> _Work to be completed_: Reproduce exactly the section that begins at the line containing "Recreate this image as a web" and ends at the line containing "const DEPTH = 18.5;", both lines included; omit all other lines.

> _Entries shown_:

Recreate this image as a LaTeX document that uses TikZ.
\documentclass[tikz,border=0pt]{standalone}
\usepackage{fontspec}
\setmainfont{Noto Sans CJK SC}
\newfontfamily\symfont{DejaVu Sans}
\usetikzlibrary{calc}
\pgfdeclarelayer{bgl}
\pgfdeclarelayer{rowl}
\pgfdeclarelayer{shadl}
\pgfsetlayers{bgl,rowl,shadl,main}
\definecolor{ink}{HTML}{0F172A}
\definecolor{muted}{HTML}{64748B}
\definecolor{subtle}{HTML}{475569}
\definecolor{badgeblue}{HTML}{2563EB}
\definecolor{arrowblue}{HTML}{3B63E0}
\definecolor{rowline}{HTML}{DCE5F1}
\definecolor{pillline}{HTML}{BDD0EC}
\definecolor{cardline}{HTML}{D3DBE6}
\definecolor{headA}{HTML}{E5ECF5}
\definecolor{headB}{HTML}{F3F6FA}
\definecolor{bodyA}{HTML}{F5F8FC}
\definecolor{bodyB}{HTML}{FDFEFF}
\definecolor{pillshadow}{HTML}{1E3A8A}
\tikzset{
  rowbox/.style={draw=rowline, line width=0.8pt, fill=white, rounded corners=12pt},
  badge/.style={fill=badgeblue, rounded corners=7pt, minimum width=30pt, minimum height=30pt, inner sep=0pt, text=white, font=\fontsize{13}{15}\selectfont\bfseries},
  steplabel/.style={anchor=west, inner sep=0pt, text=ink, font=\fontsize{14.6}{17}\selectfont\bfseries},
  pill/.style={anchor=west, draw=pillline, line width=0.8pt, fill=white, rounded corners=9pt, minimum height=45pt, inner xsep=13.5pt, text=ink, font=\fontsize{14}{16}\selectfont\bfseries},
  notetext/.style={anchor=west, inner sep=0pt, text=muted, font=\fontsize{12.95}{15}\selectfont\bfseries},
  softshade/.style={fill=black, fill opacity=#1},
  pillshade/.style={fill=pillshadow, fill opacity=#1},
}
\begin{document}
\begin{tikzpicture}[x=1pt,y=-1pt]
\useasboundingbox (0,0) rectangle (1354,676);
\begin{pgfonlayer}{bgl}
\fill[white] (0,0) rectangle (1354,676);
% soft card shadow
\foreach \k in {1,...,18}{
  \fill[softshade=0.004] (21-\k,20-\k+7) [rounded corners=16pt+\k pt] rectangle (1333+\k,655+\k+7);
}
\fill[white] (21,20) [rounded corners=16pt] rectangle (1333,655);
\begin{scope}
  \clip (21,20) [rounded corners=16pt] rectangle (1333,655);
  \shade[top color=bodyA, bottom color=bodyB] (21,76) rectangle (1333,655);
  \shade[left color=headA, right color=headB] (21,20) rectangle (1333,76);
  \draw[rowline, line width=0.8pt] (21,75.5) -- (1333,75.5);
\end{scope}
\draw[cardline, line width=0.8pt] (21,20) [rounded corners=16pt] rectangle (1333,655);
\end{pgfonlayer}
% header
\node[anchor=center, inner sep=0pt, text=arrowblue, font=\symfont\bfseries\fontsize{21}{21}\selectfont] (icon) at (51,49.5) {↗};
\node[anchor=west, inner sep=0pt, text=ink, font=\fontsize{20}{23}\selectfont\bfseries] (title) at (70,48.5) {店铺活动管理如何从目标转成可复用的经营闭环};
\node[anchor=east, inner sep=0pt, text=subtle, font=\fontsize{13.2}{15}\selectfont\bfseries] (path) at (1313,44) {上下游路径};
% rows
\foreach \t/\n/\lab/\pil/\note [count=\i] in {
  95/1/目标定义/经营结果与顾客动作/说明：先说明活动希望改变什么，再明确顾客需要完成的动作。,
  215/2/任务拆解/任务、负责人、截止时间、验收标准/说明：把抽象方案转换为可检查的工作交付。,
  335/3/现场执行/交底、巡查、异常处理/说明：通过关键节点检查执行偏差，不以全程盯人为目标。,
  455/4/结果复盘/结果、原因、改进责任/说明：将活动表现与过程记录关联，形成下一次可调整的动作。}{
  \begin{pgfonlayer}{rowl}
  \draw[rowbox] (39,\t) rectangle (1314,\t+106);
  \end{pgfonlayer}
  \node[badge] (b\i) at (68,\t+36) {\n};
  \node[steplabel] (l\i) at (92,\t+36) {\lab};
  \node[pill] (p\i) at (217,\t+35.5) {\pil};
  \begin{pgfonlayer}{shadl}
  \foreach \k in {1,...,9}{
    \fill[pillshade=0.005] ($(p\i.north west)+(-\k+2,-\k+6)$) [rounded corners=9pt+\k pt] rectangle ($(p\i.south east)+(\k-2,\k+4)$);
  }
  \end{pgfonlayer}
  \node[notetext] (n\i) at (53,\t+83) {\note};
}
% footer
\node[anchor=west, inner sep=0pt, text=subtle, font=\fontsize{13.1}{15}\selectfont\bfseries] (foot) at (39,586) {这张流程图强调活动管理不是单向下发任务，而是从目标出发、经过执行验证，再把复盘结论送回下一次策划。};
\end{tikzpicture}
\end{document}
==
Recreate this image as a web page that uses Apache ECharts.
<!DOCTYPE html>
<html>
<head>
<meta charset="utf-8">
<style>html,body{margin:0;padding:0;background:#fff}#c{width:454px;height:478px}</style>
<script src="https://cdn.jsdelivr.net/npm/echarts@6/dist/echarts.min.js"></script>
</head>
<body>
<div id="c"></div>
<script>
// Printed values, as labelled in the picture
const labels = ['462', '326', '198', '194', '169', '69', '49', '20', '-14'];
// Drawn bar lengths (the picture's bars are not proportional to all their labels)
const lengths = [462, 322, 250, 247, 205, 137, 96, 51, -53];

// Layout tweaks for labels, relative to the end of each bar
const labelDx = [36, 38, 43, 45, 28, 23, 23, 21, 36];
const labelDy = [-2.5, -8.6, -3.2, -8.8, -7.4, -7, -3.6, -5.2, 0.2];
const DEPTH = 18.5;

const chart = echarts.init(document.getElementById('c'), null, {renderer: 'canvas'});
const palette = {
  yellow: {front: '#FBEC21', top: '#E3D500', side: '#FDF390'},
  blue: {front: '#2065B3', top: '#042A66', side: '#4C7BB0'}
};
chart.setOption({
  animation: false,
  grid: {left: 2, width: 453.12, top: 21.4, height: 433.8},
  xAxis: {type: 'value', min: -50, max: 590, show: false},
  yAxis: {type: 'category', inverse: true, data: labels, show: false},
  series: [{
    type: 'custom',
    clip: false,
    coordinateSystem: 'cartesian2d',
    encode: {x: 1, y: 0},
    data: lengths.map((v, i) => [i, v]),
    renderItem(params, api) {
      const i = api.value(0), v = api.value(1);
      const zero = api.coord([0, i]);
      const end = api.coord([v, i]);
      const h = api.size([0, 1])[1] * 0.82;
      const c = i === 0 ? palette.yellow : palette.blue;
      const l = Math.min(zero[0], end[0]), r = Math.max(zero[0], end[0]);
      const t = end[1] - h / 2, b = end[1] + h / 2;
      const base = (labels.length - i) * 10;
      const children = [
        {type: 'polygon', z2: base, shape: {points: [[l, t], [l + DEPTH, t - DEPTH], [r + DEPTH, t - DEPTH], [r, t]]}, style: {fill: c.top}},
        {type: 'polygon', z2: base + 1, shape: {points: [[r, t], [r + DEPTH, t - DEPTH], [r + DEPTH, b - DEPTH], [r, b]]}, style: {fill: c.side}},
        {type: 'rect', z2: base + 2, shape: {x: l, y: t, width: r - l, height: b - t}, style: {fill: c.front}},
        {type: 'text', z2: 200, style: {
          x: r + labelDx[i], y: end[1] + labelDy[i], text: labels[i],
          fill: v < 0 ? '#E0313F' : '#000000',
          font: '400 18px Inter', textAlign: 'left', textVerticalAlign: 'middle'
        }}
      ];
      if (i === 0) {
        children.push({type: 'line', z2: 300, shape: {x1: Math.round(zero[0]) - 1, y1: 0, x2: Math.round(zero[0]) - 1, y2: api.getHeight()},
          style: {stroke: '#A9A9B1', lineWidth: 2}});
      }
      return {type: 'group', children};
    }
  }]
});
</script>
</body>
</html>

> _Final answer_:
Recreate this image as a web page that uses Apache ECharts.
<!DOCTYPE html>
<html>
<head>
<meta charset="utf-8">
<style>html,body{margin:0;padding:0;background:#fff}#c{width:454px;height:478px}</style>
<script src="https://cdn.jsdelivr.net/npm/echarts@6/dist/echarts.min.js"></script>
</head>
<body>
<div id="c"></div>
<script>
// Printed values, as labelled in the picture
const labels = ['462', '326', '198', '194', '169', '69', '49', '20', '-14'];
// Drawn bar lengths (the picture's bars are not proportional to all their labels)
const lengths = [462, 322, 250, 247, 205, 137, 96, 51, -53];

// Layout tweaks for labels, relative to the end of each bar
const labelDx = [36, 38, 43, 45, 28, 23, 23, 21, 36];
const labelDy = [-2.5, -8.6, -3.2, -8.8, -7.4, -7, -3.6, -5.2, 0.2];
const DEPTH = 18.5;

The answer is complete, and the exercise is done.